### [Requirement]
Set down, exactly as written, the lines from the top of the data to the line that holds "Chart.register(...registerables);", and omit the pictures.

### [Information provided]
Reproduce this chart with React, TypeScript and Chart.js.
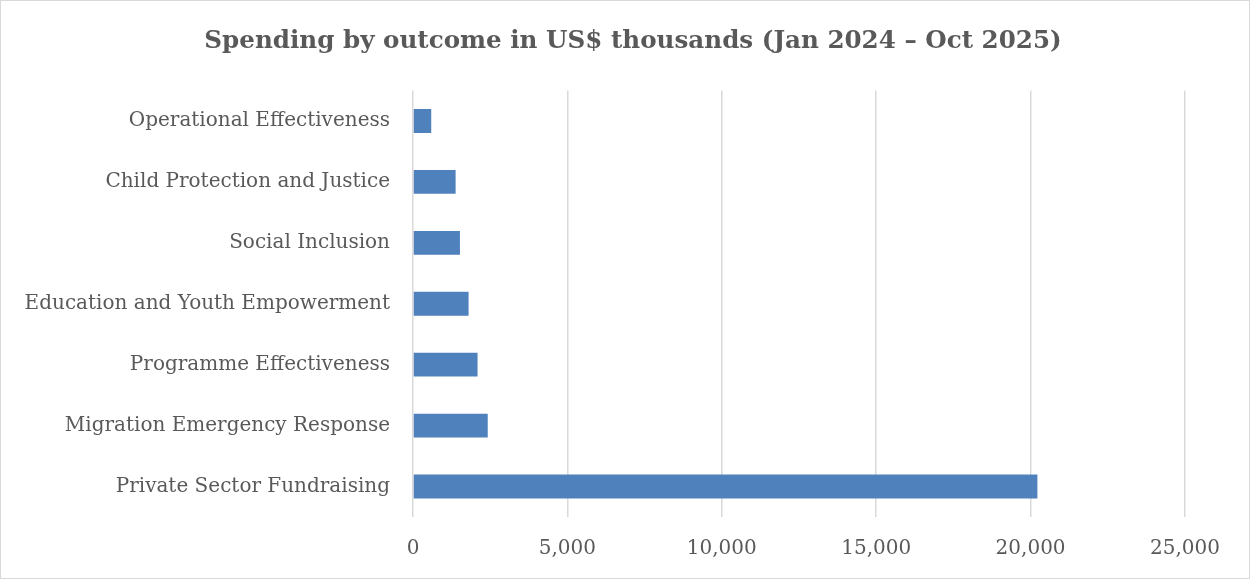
import React, { useEffect, useRef } from "react";
import { Chart, registerables } from "chart.js";

Chart.register(...registerables);

const categories = [
  "Operational Effectiveness",
  "Child Protection and Justice",
  "Social Inclusion",
  "Education and Youth Empowerment",
  "Programme Effectiveness",
  "Migration Emergency Response",
  "Private Sector Fundraising",
];
const spending = [590, 1380, 1520, 1800, 2090, 2420, 20220];
const titleText = "Spending by outcome in US$ thousands (Jan 2024 \u2013 Oct 2025)";
const xMax = 25000;
const xStep = 5000;

const FONT = "'DejaVu Serif', 'Liberation Serif', serif";
const TEXT = "#595959";

export default function App() {
  const ref = useRef<HTMLCanvasElement | null>(null);
  useEffect(() => {
    if (!ref.current) return;
    const chart = new Chart(ref.current, {
      type: "bar",
      data: {
        labels: categories,
        datasets: [
          {
            data: spending,
            backgroundColor: "#4f81bd",
            borderWidth: 0,
            categoryPercentage: 0.8,
            barPercentage: 0.49,
          },
        ],
      },
      options: {
        indexAxis: "y",
        responsive: false,
        animation: false,
        layout: { padding: { left: 0, right: 65, top: 90.5, bottom: 0 } },
        plugins: {
          legend: { display: false },
          tooltip: { enabled: false },
          title: { display: false },
        },
        scales: {
          x: {
            min: 0,
            max: xMax,
            afterFit: (s: any) => {
              s.height = 62;
            },
            ticks: {
              stepSize: xStep,
              color: TEXT,
              font: { family: FONT, size: 20 },
              padding: 20,
              maxRotation: 0,
              callback: (v: any) => Number(v).toLocaleString("en-US"),
            },
            grid: { color: "#d9d9d9", lineWidth: 1.5, drawTicks: false },
            border: { display: false },
          },
          y: {
            afterFit: (s: any) => {
              s.width = 413;
            },
            ticks: {
              color: TEXT,
              font: { family: FONT, size: 20 },
              padding: 23,
            },
            grid: { display: false, drawTicks: false },
            border: { display: false },
          },
        },
      },
    });
    return () => chart.destroy();
  }, []);
  return (
    <div style={{ position: "fixed", left: 0, top: 0, width: 1250, height: 579, background: "#fff" }}>
      <canvas ref={ref} width={1250} height={579} style={{ position: "absolute", left: 0, top: 0 }} />
      <div
        style={{
          position: "absolute",
          left: 0,
          top: 25,
          width: 1266,
          lineHeight: "30px",
          textAlign: "center",
          fontFamily: FONT,
          fontWeight: "bold",
          fontSize: 24.6,
          color: TEXT,
          whiteSpace: "nowrap",
        }}
      >
        {titleText}
      </div>
      <div
        style={{
          position: "absolute",
          left: 0,
          top: 0,
          width: 1250,
          height: 579,
          boxSizing: "border-box",
          border: "1.5px solid #d9d9d9",
          pointerEvents: "none",
        }}
      />
    </div>
  );
}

### [Result below]
Reproduce this chart with React, TypeScript and Chart.js.
import React, { useEffect, useRef } from "react";
import { Chart, registerables } from "chart.js";

Chart.register(...registerables);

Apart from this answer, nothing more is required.